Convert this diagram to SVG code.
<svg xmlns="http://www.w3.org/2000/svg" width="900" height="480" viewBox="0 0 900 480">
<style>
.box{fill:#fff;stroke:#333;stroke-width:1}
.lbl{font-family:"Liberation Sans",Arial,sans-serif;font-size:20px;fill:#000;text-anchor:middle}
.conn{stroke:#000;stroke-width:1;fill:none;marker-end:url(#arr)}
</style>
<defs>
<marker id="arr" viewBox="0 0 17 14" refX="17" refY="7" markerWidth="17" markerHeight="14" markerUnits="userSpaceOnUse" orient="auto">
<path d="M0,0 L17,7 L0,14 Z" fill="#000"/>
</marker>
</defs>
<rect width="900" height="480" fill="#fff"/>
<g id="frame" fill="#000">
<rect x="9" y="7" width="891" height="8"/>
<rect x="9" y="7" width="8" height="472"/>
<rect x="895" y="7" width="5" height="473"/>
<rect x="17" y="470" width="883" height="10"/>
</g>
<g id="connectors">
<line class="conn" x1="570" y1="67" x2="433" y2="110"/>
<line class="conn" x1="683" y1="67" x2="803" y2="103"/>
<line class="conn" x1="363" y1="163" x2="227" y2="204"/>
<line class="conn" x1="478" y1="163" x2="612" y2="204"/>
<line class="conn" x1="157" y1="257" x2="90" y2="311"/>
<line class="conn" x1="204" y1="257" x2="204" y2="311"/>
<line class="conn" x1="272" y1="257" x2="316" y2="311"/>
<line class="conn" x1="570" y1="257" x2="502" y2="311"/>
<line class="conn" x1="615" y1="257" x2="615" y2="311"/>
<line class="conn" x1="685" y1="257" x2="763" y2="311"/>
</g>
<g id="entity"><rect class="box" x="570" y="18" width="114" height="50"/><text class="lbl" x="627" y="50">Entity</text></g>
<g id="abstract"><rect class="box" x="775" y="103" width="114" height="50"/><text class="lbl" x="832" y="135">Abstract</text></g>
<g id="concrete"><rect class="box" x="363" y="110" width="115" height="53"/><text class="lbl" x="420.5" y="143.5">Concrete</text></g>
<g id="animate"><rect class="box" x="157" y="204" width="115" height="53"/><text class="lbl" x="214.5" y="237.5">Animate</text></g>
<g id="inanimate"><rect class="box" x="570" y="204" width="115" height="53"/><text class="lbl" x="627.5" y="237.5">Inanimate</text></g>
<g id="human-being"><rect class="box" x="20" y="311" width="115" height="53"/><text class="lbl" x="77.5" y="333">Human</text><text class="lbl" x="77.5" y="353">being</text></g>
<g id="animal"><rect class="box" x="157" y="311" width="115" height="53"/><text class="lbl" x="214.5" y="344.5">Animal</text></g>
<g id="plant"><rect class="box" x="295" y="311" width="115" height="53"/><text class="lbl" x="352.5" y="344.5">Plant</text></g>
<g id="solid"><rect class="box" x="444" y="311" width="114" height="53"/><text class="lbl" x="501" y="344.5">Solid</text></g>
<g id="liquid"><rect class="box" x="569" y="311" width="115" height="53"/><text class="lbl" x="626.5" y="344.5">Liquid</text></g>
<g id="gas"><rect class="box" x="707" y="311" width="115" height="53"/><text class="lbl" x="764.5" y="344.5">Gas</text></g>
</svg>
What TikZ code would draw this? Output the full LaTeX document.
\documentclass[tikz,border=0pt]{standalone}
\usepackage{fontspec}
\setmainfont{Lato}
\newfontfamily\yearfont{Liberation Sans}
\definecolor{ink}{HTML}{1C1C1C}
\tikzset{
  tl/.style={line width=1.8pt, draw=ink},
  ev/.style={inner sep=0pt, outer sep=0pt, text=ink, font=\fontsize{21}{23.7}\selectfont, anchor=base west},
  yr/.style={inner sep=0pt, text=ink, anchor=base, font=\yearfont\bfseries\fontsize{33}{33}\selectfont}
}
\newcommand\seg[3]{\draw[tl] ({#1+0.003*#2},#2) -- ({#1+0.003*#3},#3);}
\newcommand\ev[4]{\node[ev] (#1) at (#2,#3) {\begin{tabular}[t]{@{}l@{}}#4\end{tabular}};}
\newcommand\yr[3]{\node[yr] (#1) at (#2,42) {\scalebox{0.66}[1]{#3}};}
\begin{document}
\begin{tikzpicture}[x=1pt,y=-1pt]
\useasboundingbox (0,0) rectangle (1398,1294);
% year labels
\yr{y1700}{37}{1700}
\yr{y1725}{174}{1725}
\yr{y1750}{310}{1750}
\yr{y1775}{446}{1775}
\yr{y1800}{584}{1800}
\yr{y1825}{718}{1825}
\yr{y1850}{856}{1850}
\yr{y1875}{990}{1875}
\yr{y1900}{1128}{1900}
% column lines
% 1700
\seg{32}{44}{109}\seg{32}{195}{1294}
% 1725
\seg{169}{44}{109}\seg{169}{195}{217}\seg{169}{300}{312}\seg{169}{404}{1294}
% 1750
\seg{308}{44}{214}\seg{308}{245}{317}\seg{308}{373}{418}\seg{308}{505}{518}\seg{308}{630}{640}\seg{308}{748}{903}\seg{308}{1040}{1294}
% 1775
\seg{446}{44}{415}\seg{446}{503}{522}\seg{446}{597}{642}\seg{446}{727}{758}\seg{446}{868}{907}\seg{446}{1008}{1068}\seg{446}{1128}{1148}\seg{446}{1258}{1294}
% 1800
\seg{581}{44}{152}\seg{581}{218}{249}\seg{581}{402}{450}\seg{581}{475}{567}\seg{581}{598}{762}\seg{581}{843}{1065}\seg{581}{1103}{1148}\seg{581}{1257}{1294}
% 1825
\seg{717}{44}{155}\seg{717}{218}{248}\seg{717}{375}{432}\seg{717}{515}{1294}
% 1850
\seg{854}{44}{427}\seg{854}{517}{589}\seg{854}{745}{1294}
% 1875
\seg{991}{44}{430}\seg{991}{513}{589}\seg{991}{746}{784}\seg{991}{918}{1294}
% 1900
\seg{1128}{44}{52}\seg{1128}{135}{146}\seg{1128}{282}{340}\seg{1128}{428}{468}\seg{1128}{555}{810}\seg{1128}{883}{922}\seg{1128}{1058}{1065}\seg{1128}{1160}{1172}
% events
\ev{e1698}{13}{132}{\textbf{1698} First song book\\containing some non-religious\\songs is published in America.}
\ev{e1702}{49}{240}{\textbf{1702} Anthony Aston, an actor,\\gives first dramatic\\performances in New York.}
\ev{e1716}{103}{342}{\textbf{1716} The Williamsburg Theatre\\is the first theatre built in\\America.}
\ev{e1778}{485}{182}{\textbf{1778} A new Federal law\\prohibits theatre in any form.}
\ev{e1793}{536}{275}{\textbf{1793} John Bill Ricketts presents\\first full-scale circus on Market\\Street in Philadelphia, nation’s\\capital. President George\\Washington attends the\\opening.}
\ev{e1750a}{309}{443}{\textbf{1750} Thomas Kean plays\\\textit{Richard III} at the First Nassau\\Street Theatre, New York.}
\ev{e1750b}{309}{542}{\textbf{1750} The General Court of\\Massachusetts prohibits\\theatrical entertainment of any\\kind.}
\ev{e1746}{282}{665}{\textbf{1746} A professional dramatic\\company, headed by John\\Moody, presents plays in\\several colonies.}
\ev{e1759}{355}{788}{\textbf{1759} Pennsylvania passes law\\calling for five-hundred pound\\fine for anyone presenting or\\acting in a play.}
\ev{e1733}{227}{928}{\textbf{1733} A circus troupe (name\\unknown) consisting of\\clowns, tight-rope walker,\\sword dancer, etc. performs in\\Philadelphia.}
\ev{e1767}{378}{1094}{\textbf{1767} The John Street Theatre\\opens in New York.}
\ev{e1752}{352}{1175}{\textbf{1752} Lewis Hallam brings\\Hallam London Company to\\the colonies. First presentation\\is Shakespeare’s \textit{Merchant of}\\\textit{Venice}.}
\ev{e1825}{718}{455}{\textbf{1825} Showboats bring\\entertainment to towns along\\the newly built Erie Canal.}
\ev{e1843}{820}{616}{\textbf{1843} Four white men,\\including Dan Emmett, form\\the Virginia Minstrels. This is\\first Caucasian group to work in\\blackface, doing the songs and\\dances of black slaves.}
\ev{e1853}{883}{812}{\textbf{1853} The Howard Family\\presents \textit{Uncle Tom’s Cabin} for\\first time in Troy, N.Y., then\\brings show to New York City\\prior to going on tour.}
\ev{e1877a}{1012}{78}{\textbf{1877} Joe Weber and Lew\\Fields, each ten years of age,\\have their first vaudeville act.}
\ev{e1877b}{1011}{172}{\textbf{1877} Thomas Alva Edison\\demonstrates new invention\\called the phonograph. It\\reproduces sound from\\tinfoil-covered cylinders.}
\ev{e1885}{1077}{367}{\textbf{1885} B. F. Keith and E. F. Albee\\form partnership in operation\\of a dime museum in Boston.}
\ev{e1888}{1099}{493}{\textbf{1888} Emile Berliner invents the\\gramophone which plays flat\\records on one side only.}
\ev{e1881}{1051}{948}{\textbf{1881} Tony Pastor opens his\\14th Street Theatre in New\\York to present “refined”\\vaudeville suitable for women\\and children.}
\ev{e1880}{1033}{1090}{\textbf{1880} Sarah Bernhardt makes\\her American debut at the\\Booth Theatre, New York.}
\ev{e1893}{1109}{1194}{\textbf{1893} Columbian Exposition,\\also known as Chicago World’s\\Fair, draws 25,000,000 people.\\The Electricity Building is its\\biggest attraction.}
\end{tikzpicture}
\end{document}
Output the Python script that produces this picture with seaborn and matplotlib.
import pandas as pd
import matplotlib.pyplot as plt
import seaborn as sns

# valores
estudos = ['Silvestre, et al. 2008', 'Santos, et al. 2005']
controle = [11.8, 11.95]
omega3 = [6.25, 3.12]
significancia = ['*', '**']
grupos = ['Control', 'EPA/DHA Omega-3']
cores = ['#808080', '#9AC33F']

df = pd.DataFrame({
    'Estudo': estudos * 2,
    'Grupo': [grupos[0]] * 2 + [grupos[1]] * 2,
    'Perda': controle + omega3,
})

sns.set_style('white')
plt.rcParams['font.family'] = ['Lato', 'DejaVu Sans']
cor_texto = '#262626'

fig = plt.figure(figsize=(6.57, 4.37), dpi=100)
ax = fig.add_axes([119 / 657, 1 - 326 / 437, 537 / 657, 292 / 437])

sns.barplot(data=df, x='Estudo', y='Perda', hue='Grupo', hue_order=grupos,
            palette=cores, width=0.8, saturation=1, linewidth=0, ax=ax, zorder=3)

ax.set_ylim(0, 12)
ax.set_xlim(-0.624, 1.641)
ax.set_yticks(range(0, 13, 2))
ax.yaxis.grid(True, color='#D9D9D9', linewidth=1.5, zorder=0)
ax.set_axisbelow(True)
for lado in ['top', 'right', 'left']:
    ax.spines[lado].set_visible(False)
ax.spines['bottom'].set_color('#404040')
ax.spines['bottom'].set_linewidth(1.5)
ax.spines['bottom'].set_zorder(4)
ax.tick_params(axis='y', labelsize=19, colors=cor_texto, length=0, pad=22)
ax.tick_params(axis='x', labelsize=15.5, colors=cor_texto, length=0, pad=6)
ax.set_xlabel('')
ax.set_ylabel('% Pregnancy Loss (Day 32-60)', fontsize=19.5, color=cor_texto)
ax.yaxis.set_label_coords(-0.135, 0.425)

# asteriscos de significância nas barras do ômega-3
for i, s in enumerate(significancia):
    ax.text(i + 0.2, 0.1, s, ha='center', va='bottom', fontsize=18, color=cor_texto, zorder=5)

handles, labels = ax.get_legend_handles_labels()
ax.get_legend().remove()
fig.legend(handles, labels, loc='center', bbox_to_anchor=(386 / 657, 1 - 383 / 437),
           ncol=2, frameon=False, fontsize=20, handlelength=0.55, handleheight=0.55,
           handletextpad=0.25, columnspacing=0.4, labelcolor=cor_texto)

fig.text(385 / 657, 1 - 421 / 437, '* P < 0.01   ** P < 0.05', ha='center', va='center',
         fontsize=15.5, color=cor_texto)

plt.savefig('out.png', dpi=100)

----------------------------------------

● **YOUR INSTRUCTIONS**
Copy the records above exactly, beginning at the line that contains "Output the Python" and stopping after the line that contains "import seaborn as sns".

● **ANSWER TO THIS EXERCISE**
Output the Python script that produces this picture with seaborn and matplotlib.
import pandas as pd
import matplotlib.pyplot as plt
import seaborn as sns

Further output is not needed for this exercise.